Studio album by Amber
- Released: 5 October 2004
- Recorded: 2003–2004
- Genre: Pop, rock, alternative dance
- Length: 47:22
- Label: JMCA
- Producer: Wolfram Dettki, Amber

Amber chronology
| Naked (2002) | My Kind of World (2004) | Undanced II (2007) |

= My Kind of World =

Amber's fourth album is titled My Kind of World. Amber co-wrote 10 of the 12 songs on the album.

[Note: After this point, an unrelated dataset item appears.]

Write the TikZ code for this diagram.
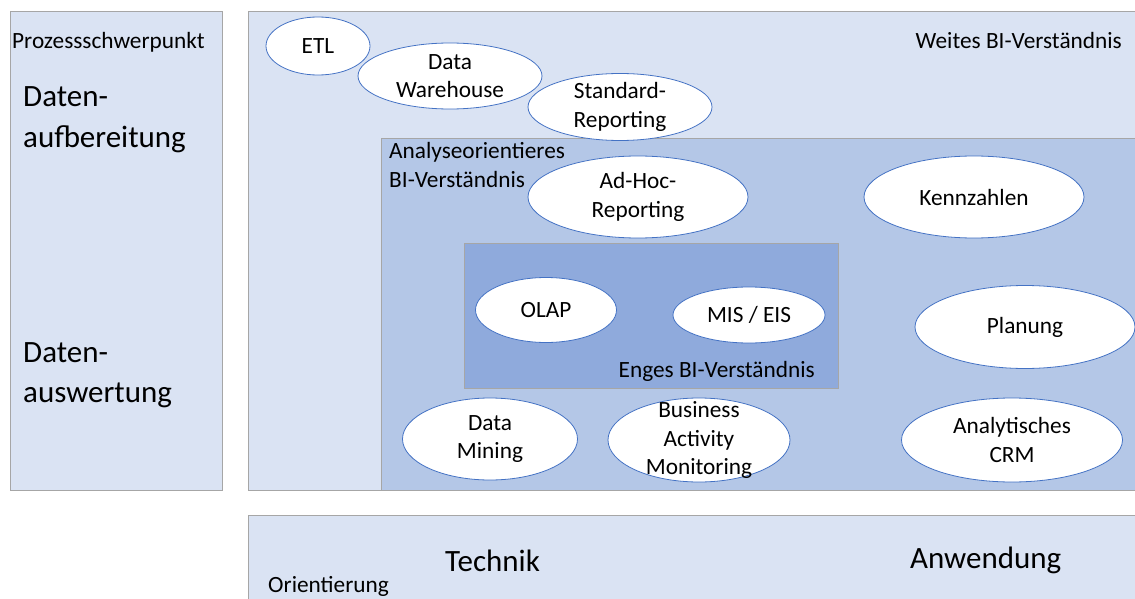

The album features three singles: "You Move Me", "Voodoo" and "Just Like That."

==Track listing==
1. "Crucified Solitude"
2. "You Move Me"
3. "Voodoo"
4. "Same Old Paradise"
5. "Sacrificial Lamb"
6. "Private War"
7. "When a Love Grows Cold
8. "Just Like That (Romeo and Juliet)"
9. "City of Pain"
10. "Your Kind of World"
11. "More Time for a Child"
12. "Don't Follow Me Home"

== Singles ==

=== You Move Me ===
Released in 2004, it swiftly climbed the dance and club charts following its release, though it has received no mainstream radio support. "You Move Me" achieved a #4 peak on the Billboard Hot Dance Music/Club Play chart in October.

=== Voodoo ===
The Maxi Single "Voodoo" was released in June 2005. It peaked at #13 on the Hot Dance Music/Club Play chart.

=== Just Like That ===
The third and final single lifted from "My Kind of World", "Just Like That", released in 2005, is as of February 2006 a Top Ten Dance Format Radio hit in America. "Just Like That" peaked at #6 on the Hot Dance Music/Club Play chart.